Unraveling Sodium-Ion Dynamics in Honeycomb-Layered Na2MgxZn2- xTeO6 Solid Electrolytes with Solid-State NMR

Abstract

All-solid-state sodium-ion batteries (SIBs) have the potential to offer large-scale, safe, cost-effective, and sustainable energy storage solutions by supplementing the industry-leading lithium-ion batteries. However, for the enhanced bulk properties of SIB components (e.g., solid electrolytes), a comprehensive understanding of their atomic-scale structure and the dynamic behavior of sodium (Na) ions is essential. Here, we utilize a robust multinuclear (²³Na, ¹²⁵Te, ²⁵Mg, and ⁶⁷Zn) magnetic resonance approach to explore a novel Mg/Zn homogeneously mixed-cation honeycomb-layered oxide Na₂Mg_xZn_2-xTeO₆ solid solution series. These new intermediate compounds exhibit tailorable bulk Na-ion conductivity (σ) with the highest σ = 0.14 × 10^-4 S cm^-1 for Na₂MgZnTeO₆ at room temperature suitable for SIB solid electrolyte applications as observed by powder electrochemical impedance spectroscopy (EIS).
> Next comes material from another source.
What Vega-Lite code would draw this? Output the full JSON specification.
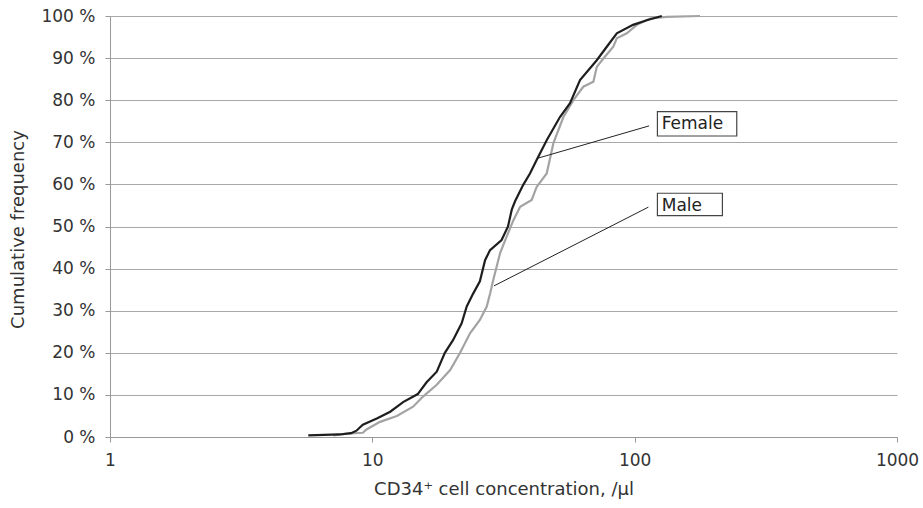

A combination of powder X-ray diffraction (XRD), energy-dispersive X-ray (EDX) spectroscopy, and field emission scanning electron microscopy (FESEM) reveals highly crystalline phase-pure compounds in the P6₃22 space group. We show that the Mg/Zn disorder is random within the honeycomb layers using ¹²⁵Te nuclear magnetic resonance (NMR) and resolve multiple Na sites using two-dimensional (triple-quantum magic-angle spinning (3QMAS)) ²³Na NMR. The medium-range disorder in the honeycomb layer is revealed through the combination of ²⁵Mg and ⁶⁷Zn NMR, complemented by electronic structure calculations using density functional theory (DFT). Furthermore, we expose very fast local Na-ion hopping processes (hopping rate, 1/τ_NMR = 0.83 × 10⁹ Hz) by using a laser to achieve variable high-temperature (∼860 K) ²³Na NMR, which are sensitive to different Mg/Zn ratios. The Na₂MgZnTeO₆ with maximum Mg/Zn disorder displays the highest short-range Na-ion dynamics among all of the solid solution members.